Read more on Syria: the battle between reform and repression

He said: “The Syrian regime is one of the more tightly controlled regimes in the region. The Assad family has been in charge for many decades and does not show any signs of opening up the regime, which makes the situation potentially quite explosive in the sense that people do not have the opportunity to voice their political views except by violently challenging the regime.”

Restraint

The United Nations’ human rights office has urged Syria to investigate the deadly police response to the protests in Deraa.

A spokesman said: “We will be watching with some nervousness what will go on in Syria, Yemen and Bahrain.”

Dr Volpi said it was possible that President Assad was still formulating a response to the unprecedented revolts.

“Up until now, the regime has been quite ruthless in suppressing opposition,” he told Channel 4 News.

“During the former President’s regime, it did not hesitate to use the military to violently oppress popular uprisings in various towns in the early 80s. Bashar has not yet faced large-scale uprising, so up until now he has been able to suppress dissent before it gained momentum. What we are witnessing now is the beginning of momentum of popular protest, and it is still unclear how the regime will react in the long-term if the protests keep happening.

“It seems that for now he has chosen a mixed course of promising reform – although that talk could just be for the media – but harshly suppressing the demonstrations. Or it may be that the regime is still considering its options and there may be divisions in the regime over whether to offer political openings and calm down the protesters, or repress the demonstrations.”

Whatever happens, he said fears that the country could fall into the hands of extremists if the President falls were unfounded.

“This is the usual line used by the authoritarian regime – if they leave there will be chaos,” he said. “There are some radical Islamist movements in Syria as there are across the region but they are not particularly significant.”

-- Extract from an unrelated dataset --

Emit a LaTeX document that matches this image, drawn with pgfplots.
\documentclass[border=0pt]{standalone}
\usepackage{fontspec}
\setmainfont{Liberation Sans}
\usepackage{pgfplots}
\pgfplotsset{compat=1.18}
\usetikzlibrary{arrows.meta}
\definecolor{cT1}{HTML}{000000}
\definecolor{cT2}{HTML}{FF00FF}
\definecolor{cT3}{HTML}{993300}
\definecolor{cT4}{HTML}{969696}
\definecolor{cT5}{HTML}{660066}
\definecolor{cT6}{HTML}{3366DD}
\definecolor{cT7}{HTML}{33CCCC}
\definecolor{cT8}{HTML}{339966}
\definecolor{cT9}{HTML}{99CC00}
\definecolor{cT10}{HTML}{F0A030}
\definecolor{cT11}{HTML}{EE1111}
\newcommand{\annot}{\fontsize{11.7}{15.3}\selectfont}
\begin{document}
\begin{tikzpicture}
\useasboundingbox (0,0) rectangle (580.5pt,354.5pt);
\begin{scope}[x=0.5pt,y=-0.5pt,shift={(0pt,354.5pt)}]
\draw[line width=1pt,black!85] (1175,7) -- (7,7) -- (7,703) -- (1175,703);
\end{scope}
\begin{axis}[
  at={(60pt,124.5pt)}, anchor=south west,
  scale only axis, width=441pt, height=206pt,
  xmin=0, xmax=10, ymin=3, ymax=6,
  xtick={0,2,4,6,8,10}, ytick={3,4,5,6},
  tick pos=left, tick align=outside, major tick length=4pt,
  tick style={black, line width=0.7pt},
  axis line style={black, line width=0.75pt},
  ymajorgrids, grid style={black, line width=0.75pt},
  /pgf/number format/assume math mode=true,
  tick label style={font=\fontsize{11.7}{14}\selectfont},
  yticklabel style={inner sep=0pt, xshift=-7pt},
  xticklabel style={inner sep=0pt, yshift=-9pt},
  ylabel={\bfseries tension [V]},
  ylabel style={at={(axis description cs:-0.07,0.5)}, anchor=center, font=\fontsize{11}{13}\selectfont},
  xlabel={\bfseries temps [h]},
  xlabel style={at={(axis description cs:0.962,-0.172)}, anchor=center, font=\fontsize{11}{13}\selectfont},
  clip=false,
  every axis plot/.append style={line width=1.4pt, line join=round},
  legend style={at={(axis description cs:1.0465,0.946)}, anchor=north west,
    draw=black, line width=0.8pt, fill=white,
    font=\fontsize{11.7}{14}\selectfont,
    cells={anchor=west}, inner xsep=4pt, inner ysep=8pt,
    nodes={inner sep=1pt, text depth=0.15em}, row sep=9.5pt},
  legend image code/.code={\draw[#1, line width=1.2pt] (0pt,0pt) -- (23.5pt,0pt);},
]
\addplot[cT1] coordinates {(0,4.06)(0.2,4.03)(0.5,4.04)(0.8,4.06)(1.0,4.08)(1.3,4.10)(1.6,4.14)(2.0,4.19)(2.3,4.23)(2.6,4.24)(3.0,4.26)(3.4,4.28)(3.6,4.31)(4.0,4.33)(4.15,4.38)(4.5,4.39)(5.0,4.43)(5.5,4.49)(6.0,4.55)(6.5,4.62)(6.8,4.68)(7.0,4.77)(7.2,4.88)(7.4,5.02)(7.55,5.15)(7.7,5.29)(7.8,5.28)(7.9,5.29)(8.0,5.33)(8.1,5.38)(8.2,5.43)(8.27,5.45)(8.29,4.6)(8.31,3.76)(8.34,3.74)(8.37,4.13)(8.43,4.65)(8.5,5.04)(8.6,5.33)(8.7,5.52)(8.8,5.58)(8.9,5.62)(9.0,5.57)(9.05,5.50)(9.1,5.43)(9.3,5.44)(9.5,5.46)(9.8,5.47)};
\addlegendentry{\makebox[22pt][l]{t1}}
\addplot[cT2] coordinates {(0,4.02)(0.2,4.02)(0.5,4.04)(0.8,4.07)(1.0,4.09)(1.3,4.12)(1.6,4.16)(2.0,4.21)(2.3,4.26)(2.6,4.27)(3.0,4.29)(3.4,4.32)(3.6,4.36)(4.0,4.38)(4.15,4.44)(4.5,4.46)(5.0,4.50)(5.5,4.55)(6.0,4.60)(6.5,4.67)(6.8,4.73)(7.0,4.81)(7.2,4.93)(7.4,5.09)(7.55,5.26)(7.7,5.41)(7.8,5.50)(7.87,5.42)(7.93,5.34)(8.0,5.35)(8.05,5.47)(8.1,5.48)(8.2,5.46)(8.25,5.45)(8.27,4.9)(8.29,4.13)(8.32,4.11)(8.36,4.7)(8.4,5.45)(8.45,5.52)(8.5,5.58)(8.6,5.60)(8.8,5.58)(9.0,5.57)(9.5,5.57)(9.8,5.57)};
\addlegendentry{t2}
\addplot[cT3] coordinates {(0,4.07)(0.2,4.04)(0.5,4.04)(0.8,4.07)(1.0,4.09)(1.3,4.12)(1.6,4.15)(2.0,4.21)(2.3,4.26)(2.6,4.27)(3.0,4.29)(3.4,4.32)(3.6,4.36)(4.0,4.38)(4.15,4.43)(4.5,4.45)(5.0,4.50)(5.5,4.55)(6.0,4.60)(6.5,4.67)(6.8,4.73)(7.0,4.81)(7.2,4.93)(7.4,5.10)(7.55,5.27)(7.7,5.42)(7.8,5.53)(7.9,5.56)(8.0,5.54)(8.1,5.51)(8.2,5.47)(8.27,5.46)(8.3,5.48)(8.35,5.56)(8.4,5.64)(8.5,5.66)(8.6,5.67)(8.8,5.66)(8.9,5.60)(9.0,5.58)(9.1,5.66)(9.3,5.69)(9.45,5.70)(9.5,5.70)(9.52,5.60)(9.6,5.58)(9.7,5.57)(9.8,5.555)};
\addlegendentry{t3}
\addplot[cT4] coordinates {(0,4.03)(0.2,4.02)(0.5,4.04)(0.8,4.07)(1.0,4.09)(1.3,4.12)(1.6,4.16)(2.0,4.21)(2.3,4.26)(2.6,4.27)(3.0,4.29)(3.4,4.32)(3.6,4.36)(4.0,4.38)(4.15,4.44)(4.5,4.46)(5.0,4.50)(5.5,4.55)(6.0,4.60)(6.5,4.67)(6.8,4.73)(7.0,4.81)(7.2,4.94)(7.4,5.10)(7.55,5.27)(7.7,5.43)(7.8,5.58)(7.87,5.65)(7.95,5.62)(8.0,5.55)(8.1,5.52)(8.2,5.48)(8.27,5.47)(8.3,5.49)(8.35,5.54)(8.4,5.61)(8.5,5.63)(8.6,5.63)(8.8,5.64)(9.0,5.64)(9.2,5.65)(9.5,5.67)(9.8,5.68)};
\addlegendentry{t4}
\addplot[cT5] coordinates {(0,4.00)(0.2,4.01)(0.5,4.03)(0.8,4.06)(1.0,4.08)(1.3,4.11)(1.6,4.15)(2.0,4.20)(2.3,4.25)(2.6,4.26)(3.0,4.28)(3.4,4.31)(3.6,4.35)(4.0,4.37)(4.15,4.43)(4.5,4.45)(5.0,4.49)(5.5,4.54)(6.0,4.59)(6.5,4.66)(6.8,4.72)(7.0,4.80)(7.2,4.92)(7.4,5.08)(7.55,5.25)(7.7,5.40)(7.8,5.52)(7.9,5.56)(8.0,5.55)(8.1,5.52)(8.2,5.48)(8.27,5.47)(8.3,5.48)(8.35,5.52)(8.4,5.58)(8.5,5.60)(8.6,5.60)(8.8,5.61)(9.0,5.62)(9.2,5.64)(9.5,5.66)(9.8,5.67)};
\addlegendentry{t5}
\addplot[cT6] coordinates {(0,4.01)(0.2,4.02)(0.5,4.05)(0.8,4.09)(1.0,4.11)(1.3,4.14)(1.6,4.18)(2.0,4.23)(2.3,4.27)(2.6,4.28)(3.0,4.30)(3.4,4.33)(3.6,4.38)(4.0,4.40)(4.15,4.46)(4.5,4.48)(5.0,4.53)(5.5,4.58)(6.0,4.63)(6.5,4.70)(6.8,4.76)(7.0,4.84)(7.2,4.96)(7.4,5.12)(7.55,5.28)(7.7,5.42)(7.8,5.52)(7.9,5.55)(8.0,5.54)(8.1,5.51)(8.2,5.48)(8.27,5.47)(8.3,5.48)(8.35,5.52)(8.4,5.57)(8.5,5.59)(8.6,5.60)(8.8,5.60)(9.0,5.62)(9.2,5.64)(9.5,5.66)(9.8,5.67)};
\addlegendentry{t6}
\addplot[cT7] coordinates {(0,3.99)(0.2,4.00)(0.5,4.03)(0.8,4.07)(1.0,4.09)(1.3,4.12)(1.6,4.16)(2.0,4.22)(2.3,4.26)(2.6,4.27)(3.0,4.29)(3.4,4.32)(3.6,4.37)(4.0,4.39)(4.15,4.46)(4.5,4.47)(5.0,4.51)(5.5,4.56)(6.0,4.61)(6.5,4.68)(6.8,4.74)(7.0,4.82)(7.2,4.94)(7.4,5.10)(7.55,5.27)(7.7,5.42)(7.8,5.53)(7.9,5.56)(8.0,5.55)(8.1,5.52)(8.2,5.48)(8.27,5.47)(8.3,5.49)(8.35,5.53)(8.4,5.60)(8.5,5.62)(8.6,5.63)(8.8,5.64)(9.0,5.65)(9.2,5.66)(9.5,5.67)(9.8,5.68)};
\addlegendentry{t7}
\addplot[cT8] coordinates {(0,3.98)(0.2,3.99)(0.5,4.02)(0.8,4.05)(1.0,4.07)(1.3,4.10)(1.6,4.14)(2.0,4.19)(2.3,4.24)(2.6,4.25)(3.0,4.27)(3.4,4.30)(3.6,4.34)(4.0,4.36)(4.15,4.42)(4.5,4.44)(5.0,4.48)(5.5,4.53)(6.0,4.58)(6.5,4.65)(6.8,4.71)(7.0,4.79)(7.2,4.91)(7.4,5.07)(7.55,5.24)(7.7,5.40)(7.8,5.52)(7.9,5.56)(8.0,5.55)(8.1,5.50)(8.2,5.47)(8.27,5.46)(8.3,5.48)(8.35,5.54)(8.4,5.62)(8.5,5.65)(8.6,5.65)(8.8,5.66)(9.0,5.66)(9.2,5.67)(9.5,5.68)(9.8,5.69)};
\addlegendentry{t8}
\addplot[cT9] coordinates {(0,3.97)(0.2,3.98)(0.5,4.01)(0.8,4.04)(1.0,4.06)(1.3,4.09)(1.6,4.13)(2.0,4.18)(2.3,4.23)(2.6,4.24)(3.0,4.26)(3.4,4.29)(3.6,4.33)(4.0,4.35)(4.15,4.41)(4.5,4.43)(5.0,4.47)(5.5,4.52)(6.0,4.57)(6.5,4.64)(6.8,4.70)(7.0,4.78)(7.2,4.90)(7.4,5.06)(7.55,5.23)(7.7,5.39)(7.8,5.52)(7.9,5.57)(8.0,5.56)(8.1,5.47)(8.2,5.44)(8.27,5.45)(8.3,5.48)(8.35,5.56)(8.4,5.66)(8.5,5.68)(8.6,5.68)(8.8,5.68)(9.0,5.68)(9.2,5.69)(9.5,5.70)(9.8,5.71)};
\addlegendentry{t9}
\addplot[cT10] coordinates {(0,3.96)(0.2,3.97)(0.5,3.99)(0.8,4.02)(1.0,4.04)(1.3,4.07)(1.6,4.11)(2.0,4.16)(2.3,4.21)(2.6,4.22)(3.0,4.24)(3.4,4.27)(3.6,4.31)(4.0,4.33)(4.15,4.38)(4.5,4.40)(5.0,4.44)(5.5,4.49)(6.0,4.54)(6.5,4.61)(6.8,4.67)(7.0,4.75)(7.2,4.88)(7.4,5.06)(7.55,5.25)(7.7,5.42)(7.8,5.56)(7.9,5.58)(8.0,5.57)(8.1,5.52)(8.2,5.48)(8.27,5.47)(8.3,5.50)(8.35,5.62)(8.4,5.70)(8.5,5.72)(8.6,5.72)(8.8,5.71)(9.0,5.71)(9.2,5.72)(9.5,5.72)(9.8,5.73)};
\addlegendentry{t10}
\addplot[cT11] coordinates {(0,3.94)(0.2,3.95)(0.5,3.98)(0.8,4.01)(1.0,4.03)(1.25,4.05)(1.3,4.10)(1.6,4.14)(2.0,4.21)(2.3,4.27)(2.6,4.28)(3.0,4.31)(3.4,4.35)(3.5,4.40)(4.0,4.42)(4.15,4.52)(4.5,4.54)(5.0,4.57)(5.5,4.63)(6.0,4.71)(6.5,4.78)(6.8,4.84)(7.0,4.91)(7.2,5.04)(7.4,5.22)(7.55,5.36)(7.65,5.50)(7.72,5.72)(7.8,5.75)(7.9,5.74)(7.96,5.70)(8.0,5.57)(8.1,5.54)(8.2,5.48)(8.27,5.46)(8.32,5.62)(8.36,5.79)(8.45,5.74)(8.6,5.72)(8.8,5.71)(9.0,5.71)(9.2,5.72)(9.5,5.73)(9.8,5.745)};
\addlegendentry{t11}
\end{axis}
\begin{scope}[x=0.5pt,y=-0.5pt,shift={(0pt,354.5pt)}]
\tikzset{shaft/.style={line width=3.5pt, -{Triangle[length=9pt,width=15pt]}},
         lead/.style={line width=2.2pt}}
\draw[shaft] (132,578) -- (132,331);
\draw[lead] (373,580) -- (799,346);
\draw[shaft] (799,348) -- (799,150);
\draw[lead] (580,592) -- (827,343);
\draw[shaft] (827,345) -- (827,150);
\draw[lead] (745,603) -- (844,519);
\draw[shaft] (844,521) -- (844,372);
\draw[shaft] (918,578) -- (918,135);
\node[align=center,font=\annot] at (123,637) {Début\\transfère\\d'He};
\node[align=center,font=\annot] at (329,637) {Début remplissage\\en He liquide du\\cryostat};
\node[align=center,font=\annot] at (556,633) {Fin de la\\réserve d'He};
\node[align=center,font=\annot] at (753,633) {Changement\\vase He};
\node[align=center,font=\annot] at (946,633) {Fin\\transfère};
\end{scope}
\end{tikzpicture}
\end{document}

The protests are part of a wave of uprisings which have spread across the Arab world, after revolts in Tunisia and Egypt overthrew entrenched leaders.

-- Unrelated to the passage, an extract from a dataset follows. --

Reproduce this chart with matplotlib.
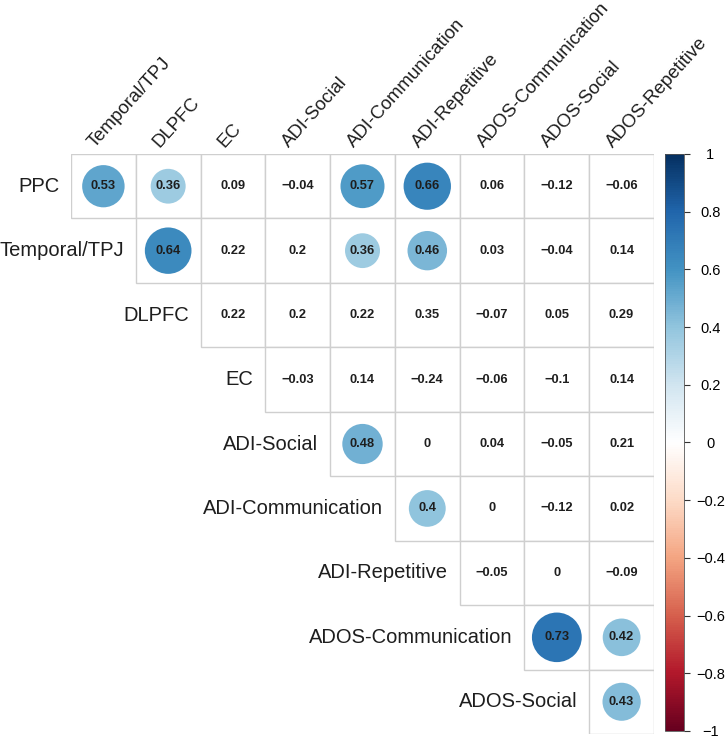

However, the so-called Arab Spring has been quelled in countries including Libya, Yemen, Syria and Bahrain, leading to violence and bloodshed – and, in Libya, intervention from the west.

Dr Volpi said it was too early to say which trajectory Syria could follow – but stressed it was unlikely to be like Tunisia because “the military in Syria has been known and is likely to use its hardware if the regime decides that it wants to repress its population.”

Control

In Syria, the Baath Party has been in control for more than 50 years. The current President, Bashar al-Assad, took over from his father 11 years ago.

Deraa is the stronghold of the Sunni majority, which resents the power and wealth amassed by the Alawite Muslim elite around the President and his family.

The unprecedented protests have raised hopes for change – but the regime has dealt with them fiercely. Unrest in Deraa came to a head this week after police detained more than a dozen schoolchildren for writing graffiti against the Government.

However, the President has also made major concessions to the protesters, in the hope of avoiding the fate of the leaders of Tunisia and Egypt.

On Thursday, his adviser Bouthaina Shaaban told a news conference the President had not ordered the army to fire on protesters, and promised a series of reforms including laws for more media freedom, allowing other political movements, and attempts to lift living standards. They also reportedly released political prisoners.

Read more in the Channel 4 News Special Report on the Arab revolts 

Middle East

President Assad’s Syria is allied with Shi’ite, non-Arab Iran against the West, and against Israel, at the heart of the Middle East‘s complex political web.

France was its colonial ruler between the two world wars. The international community has condemned its handling of the protests, with the US branding it “brutal”.

The International Crisis Group think-tank said: “For now, this remains a geographically isolated tragedy. But it also constitutes an ominous precedent with widespread popular resonance that could soon be repeated elsewhere.”